Written request:
Everything from the first line of the data through the line with "from matplotlib.patches import Rectangle" is to be echoed exactly, minus the pictures.

============

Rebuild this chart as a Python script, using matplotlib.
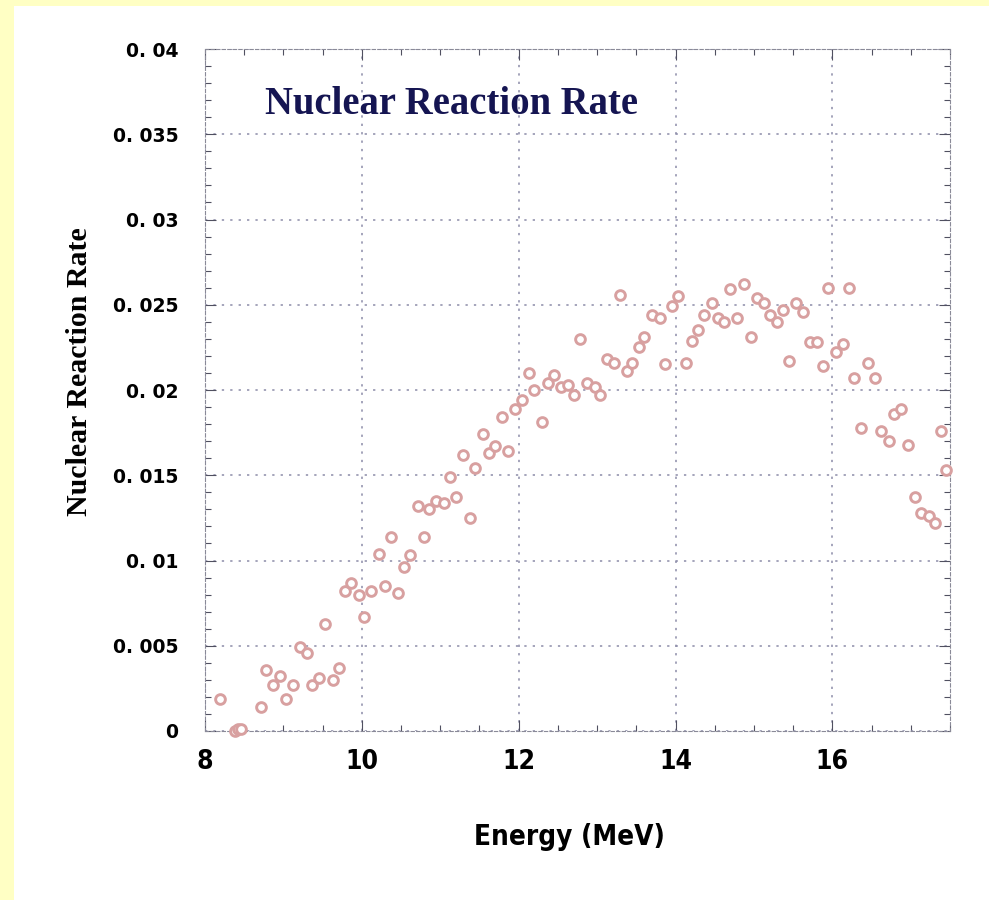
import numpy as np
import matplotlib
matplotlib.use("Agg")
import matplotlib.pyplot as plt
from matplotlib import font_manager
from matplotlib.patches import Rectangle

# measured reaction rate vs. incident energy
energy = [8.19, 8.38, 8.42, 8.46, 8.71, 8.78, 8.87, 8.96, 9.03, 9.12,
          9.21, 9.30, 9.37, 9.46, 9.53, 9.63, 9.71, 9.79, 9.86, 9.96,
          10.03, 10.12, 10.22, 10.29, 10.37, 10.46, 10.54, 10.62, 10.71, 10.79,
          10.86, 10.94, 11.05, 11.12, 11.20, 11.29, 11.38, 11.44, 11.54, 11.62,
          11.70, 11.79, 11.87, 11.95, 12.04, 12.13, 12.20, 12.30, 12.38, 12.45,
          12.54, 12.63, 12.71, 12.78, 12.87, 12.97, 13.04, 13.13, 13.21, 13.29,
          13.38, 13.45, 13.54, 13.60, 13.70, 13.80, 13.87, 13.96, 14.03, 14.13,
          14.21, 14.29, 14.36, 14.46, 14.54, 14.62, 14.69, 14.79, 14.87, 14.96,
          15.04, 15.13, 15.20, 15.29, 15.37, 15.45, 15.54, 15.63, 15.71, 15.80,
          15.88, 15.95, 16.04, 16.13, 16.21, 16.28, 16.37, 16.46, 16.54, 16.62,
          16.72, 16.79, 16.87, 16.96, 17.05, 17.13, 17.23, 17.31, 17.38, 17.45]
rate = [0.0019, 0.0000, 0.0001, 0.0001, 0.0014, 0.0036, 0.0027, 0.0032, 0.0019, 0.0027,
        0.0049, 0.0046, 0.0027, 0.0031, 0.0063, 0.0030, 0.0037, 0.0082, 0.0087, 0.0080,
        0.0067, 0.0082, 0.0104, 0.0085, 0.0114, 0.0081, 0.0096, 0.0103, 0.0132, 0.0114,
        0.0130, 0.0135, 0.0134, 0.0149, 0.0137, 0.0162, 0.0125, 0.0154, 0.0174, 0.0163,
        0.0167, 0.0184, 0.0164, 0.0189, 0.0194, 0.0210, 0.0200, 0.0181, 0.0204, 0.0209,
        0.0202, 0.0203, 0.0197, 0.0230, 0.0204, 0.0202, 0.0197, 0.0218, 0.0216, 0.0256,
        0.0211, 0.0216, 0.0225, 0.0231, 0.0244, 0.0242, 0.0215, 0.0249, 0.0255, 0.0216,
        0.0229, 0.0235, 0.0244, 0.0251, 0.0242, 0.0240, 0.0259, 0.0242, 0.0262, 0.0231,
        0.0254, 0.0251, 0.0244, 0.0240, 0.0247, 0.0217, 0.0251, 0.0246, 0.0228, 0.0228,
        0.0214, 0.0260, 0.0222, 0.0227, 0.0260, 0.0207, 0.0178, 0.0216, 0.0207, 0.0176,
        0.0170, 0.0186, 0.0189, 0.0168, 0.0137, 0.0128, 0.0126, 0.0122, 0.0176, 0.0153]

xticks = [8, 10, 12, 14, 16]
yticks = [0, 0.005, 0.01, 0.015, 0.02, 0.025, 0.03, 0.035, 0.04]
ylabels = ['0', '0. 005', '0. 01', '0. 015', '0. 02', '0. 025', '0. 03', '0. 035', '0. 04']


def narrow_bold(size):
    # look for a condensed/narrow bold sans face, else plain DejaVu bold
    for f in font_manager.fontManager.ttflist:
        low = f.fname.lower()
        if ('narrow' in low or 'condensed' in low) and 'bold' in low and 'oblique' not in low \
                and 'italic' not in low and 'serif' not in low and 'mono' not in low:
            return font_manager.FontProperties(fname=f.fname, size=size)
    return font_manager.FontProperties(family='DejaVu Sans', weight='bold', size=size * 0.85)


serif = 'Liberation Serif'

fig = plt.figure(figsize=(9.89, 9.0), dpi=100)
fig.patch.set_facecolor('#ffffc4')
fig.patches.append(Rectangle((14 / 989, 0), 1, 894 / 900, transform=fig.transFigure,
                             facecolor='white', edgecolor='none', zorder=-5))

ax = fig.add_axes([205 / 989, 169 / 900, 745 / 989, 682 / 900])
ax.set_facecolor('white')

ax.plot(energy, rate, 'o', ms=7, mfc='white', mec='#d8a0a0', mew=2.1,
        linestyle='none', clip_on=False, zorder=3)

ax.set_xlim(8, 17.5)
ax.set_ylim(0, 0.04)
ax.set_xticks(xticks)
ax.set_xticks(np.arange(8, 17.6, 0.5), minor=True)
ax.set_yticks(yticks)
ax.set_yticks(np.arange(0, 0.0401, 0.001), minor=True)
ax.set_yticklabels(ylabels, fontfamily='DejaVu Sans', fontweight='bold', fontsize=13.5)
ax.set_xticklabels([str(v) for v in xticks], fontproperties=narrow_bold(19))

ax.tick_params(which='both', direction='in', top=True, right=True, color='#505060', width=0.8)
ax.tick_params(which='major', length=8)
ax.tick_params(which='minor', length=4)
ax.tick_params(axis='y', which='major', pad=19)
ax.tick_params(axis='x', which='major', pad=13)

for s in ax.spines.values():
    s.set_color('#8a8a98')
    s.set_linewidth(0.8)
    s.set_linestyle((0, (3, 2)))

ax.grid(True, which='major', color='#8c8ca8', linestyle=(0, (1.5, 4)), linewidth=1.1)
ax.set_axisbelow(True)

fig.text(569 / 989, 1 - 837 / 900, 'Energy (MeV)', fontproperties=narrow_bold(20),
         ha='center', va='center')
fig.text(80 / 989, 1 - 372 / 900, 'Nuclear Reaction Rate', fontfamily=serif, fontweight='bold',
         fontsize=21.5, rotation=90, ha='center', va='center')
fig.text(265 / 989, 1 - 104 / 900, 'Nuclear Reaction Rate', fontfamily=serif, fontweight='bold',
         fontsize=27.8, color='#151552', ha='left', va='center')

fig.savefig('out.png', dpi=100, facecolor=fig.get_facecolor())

============

Result:
Rebuild this chart as a Python script, using matplotlib.
import numpy as np
import matplotlib
matplotlib.use("Agg")
import matplotlib.pyplot as plt
from matplotlib import font_manager
from matplotlib.patches import Rectangle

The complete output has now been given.